Les titres de dette de la France se retrouvent ensuite dans les portefeuilles « de fonds de pension, de banques centrales d’autres pays, de banques de crédit, etc » selon l’Agence France Trésor, c’est pourquoi il est difficile d’estimer où se situe précisément cette dette française en temps réel.

Une perte de souveraineté ?

Interviewé par Epoch Times, l’analyste financier Guy de la Fortelle a dénoncé l’influence dont disposent les créanciers étrangers vis-à-vis de la France. « Nous ne sommes pas capables d’équilibrer nos comptes, nous allons chercher l’argent là où il est. Ils nous le donnent, mais ce n’est jamais gratuit. Et ce n’est pas payé demain, c’est payé tout de suite, en influence, en décisions, en perte de souveraineté. »

« Pourquoi est-ce que la dette tient ? Parce que vous avez des gens qui compensent. Ces gens ne compensent pas parce qu’ils sont gentils, parce qu’ils veulent notre bien. Ils nous disent :’Tant pis pour vous ! Je veux bien vous prêter de l’argent, mais ça ne sera pas gratuit. Je vais gagner en influence, je vais gagner des contrats.’ C’est une loi de la jungle, assumée ou pas », ajoute-t-il.

Selon l’analyste, les détenteurs de la dette prennent du pouvoir sur nous, une situation qui aurait pu être évitée si les finances de l’État et les dépenses publiques avaient été mieux tenues.

La question des dépenses publiques

Fin mars, le gouverneur de la Banque de France François Villeroy de Galhau a estimé que le dérapage du déficit en 2023 imposait de s’occuper « enfin sérieusement des dépenses » publiques, après « quinze ans sans que les gouvernements tiennent […] leurs engagements ».

Il faut s’occuper « enfin sérieusement des dépenses » publiques, a martelé M. Villeroy de Galhau, et ce, « avant de prendre des décisions éventuellement nécessaires sur les impôts », a-t-il estimé, en référence aux récentes propositions visant à taxer les « superprofits » des entreprises ou à procéder à des hausses d’impôts ciblées.

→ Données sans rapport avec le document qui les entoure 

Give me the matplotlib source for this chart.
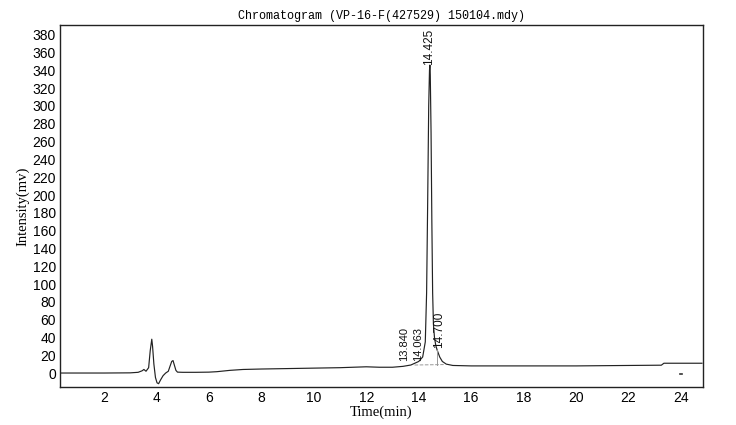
import numpy as np
import matplotlib.pyplot as plt

# ----------------------------------------
# Chromatogram trace
# ----------------------------------------
time_min = [0.32, 1.0, 2.0, 3.0, 3.3, 3.45, 3.52, 3.6, 3.7, 3.76, 3.82, 3.85, 3.9, 3.96,
            4.02, 4.08, 4.15, 4.25, 4.35, 4.45, 4.52, 4.58, 4.63, 4.68, 4.74, 4.8, 5.0,
            5.5, 6.0, 6.3, 6.8, 7.3, 8.0, 9.0, 10.0, 11.0, 12.0, 12.5, 13.0, 13.4,
            13.7, 13.85, 14.0, 14.15, 14.25, 14.3, 14.34, 14.38, 14.41, 14.425, 14.44,
            14.47, 14.5, 14.53, 14.56, 14.6, 14.65, 14.7, 14.8, 14.9, 15.05, 15.3, 16.0,
            18.0, 20.0, 22.0, 23.25, 23.35, 24.0, 24.8]
intensity = [0.0, 0.0, 0.0, 0.2, 0.8, 2.5, 4.0, 2.0, 6.0, 25.0, 38.0, 30.0, 10.0, -5.0,
             -11.0, -12.0, -8.0, -3.0, 0.0, 2.0, 8.0, 13.0, 14.0, 9.0, 3.0, 1.0, 0.8,
             0.8, 1.0, 1.5, 3.0, 4.0, 4.5, 5.0, 5.5, 6.0, 7.0, 6.5, 6.5, 7.5,
             9.0, 11.0, 13.0, 18.0, 35.0, 90.0, 190.0, 300.0, 340.0, 346.0, 335.0,
             270.0, 170.0, 90.0, 55.0, 40.0, 31.0, 26.0, 18.0, 13.0, 10.0, 8.5, 8.0,
             8.0, 8.0, 8.5, 8.8, 11.0, 11.0, 11.0]

peak_times = [13.840, 14.063, 14.425, 14.700]
peak_labels = ["13.840", "14.063", "14.425", "14.700"]

x_ticks = [2, 4, 6, 8, 10, 12, 14, 16, 18, 20, 22, 24]
y_ticks = list(range(0, 381, 20))

# ----------------------------------------
# Plot
# ----------------------------------------
fig = plt.figure(figsize=(7.36, 4.25), dpi=100)
ax = fig.add_axes([60 / 736, 38 / 425, 643 / 736, 362 / 425])

ax.plot(time_min, intensity, color="#222222", linewidth=0.85)

# integration baseline and drop line of the main peak
ax.plot([13.84, 14.95], [9.0, 9.5], color="#999999", linewidth=0.7, linestyle="--")
ax.plot([14.70, 14.70], [9.3, 26.0], color="#999999", linewidth=0.7)

# retention time labels (the two small ones sit side by side)
label_shift = [-0.38, -0.1, -0.05, 0.07]
label_bases = [13.0, 14.0, 346.0, 28.0]
label_sizes = [8, 8, 8.5, 8.5]
for t, lab, base, dx, fs in zip(peak_times, peak_labels, label_bases, label_shift, label_sizes):
    ax.text(t + dx, base, lab, rotation=90, ha="center", va="bottom",
            fontsize=fs, family="Liberation Sans", color="#111111")

# small marker near the end of the run
ax.plot([23.95, 24.05], [-1.5, -1.5], color="#333333", linewidth=1.2)

ax.set_xlim(0.32, 24.84)
ax.set_ylim(-15.7, 391)
ax.set_xticks(x_ticks)
ax.set_yticks(y_ticks)
ax.tick_params(length=0, labelsize=10, pad=3)
for lab in ax.get_xticklabels() + ax.get_yticklabels():
    lab.set_family("Liberation Sans")
for s in ax.spines.values():
    s.set_linewidth(1.0)
    s.set_color("#222222")

ax.set_xlabel("Time(min)", family="Liberation Serif", fontsize=10.5, labelpad=0)
ax.set_ylabel("Intensity(mv)", family="Liberation Serif", fontsize=10.5, labelpad=2)
ax.set_title("Chromatogram (VP-16-F(427529) 150104.mdy)", family="Liberation Mono",
             fontsize=8.5, pad=4)

fig.savefig("out.png", dpi=100)
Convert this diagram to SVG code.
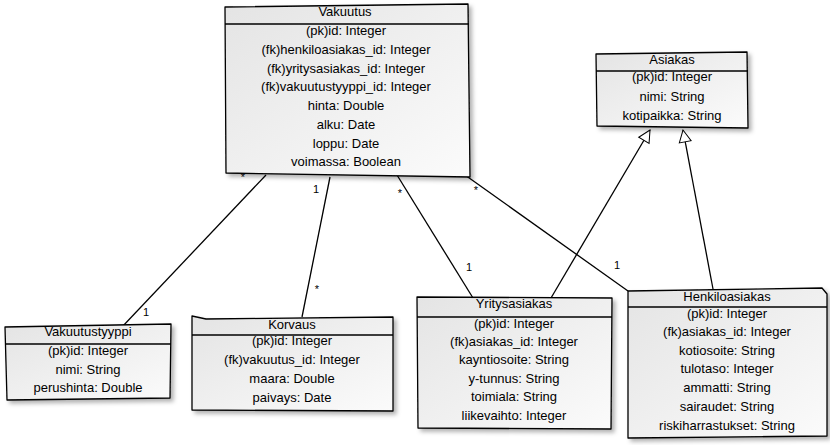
<svg xmlns="http://www.w3.org/2000/svg" width="830" height="445" viewBox="0 0 830 445">
<defs>
<linearGradient id="fillg" x1="0" y1="0" x2="1" y2="1">
<stop offset="0" stop-color="#e4e4e4"/>
<stop offset="1" stop-color="#fbfbfb"/>
</linearGradient>
<filter id="sh" x="-10%" y="-10%" width="125%" height="125%">
<feDropShadow dx="3" dy="3" stdDeviation="2" flood-color="#000" flood-opacity="0.3"/>
</filter>
<marker id="tri" viewBox="0 0 14 14" refX="13" refY="7" markerWidth="14" markerHeight="14" markerUnits="userSpaceOnUse" orient="auto">
<path d="M1,1 L13,7 L1,13 Z" fill="#fff" stroke="#000" stroke-width="1"/>
</marker>
</defs>
<style>
.box{fill:url(#fillg);stroke:#000;stroke-width:1.3;filter:url(#sh);stroke-linejoin:round}
.sep{stroke:#000;stroke-width:1.3;fill:none}
text{font-family:"Liberation Sans",Arial,sans-serif;font-size:13px;fill:#000;text-anchor:middle;dominant-baseline:middle}
.conn{stroke:#000;stroke-width:1.3;fill:none}
.lbl{font-size:11px;fill:#000}
</style>
<rect width="830" height="445" fill="#fff"/>

<g id="connectors">
<line class="conn" x1="266" y1="175" x2="122" y2="327"/>
<line class="conn" x1="330" y1="177" x2="302" y2="317"/>
<line class="conn" x1="397" y1="175" x2="473" y2="298"/>
<line class="conn" x1="465" y1="175" x2="628" y2="291"/>
<line class="conn" x1="551" y1="298" x2="650" y2="130" marker-end="url(#tri)"/>
<line class="conn" x1="713" y1="289" x2="683" y2="130" marker-end="url(#tri)"/>
<text class="lbl" x="243" y="178">*</text>
<text class="lbl" x="146" y="313">1</text>
<text class="lbl" x="316" y="190">1</text>
<text class="lbl" x="317" y="290">*</text>
<text class="lbl" x="400" y="194">*</text>
<text class="lbl" x="469" y="268">1</text>
<text class="lbl" x="476" y="191">*</text>
<text class="lbl" x="617" y="266">1</text>
</g>

<g id="vakuutus">
<polygon class="box" points="225,7 468,4 470,177 226,173"/>
<line class="sep" x1="225" y1="24" x2="469" y2="24"/>
<text x="345" y="13">Vakuutus</text>
<text x="346" y="32">(pk)id: Integer</text>
<text x="346" y="51">(fk)henkiloasiakas_id: Integer</text>
<text x="346" y="70">(fk)yritysasiakas_id: Integer</text>
<text x="346" y="88">(fk)vakuutustyyppi_id: Integer</text>
<text x="346" y="107">hinta: Double</text>
<text x="346" y="126">alku: Date</text>
<text x="346" y="145">loppu: Date</text>
<text x="346" y="163">voimassa: Boolean</text>
</g>

<g id="asiakas">
<polygon class="box" points="596,54 747,52 748,128 597,126"/>
<line class="sep" x1="596" y1="71" x2="748" y2="71"/>
<text x="672" y="61">Asiakas</text>
<text x="672" y="78">(pk)id: Integer</text>
<text x="672" y="98">nimi: String</text>
<text x="672" y="117">kotipaikka: String</text>
</g>

<g id="vakuutustyyppi">
<polygon class="box" points="5,327 171,324 170,398 7,400"/>
<line class="sep" x1="5" y1="344" x2="171" y2="344"/>
<text x="88" y="333">Vakuutustyyppi</text>
<text x="88" y="352">(pk)id: Integer</text>
<text x="88" y="371">nimi: String</text>
<text x="88" y="389">perushinta: Double</text>
</g>

<g id="korvaus">
<polygon class="box" points="192,316 206,319 393,317 393,411 192,410"/>
<line class="sep" x1="192" y1="335" x2="393" y2="335"/>
<text x="292" y="326">Korvaus</text>
<text x="292" y="342">(pk)id: Integer</text>
<text x="292" y="361">(fk)vakuutus_id: Integer</text>
<text x="292" y="380">maara: Double</text>
<text x="292" y="399">paivays: Date</text>
</g>

<g id="yritysasiakas">
<polygon class="box" points="417,297 612,298 611,429 418,428"/>
<line class="sep" x1="417" y1="317" x2="612" y2="317"/>
<text x="514" y="305">Yritysasiakas</text>
<text x="514" y="325">(pk)id: Integer</text>
<text x="514" y="343">(fk)asiakas_id: Integer</text>
<text x="514" y="361">kayntiosoite: String</text>
<text x="514" y="380">y-tunnus: String</text>
<text x="514" y="398">toimiala: String</text>
<text x="514" y="417">liikevaihto: Integer</text>
</g>

<g id="henkiloasiakas">
<polygon class="box" points="628,291 822,288 827,294 827,436 628,438"/>
<line class="sep" x1="628" y1="307" x2="827" y2="307"/>
<text x="727" y="298">Henkiloasiakas</text>
<text x="727" y="315">(pk)id: Integer</text>
<text x="727" y="333">(fk)asiakas_id: Integer</text>
<text x="727" y="352">kotiosoite: String</text>
<text x="727" y="370">tulotaso: Integer</text>
<text x="727" y="389">ammatti: String</text>
<text x="727" y="408">sairaudet: String</text>
<text x="727" y="427">riskiharrastukset: String</text>
</g>
</svg>
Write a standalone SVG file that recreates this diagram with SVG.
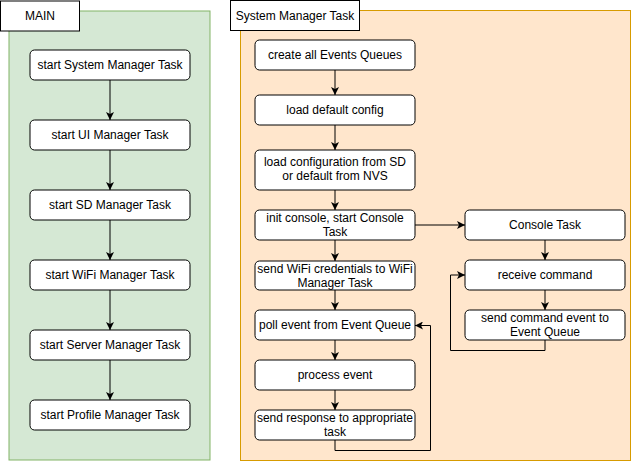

« Je crois profondément au modèle social européen mais il nous coûte en France environ dix points de PIB de plus que nos voisins européens: 58 contre 48 en pourcentage du PIB », a fait valoir M. Villeroy de Galhau, soulignant que les dépenses publiques en volume « pourraient encore augmenter de plus de 2% en 2024 », selon des projections de la Cour des comptes.

« Il est plus que temps, non pas de décréter l’austérité et la baisse générale des dépenses, mais d’arriver à cette stabilisation générale en volume », a détaillé M. Villeroy de Galhau. « Cela suppose un effort de priorisation et d’efficacité, juste et partagé par tous: État, mais aussi collectivités locales et prestations sociales ».

Pour le député LR Olivier Marleix, « en sept ans, sous la présidence Macron, la dette française aura progressé de 50%. En 40 ans, on a constitué 2.000 milliards de dette, en l’espace de sept ans le président de la République aura un bilan de 1.000 milliards de dettes supplémentaires », pointait-il en mai 2024 en amont de la création d’une commission d’enquête « visant à établir les raisons de la très forte croissance de la dette française », soulignant que la dette n’avait pas attendu le Covid pour « exploser ».

« Ce n’est pas aux Français de payer la facture de l’impéritie de ce gouvernement, les choix fous de ce gouvernement », avait-t-il lancé – la question étant aussi de savoir comment « on quitte cette spirale folle de la dette », ce qui veut dire « réduire la dépense publique, et non pas augmenter les impôts », a-t-il ajouté.

Les travaux de cette commission restent inachevés, interrompus par la dissolution.

Parmi les causes de cet endettement, Guy de La Fortelle souligne les montants astronomiques investis pour financer la transition énergétique alors que notre économie est surendettée et que cela implique un endettement supplémentaire.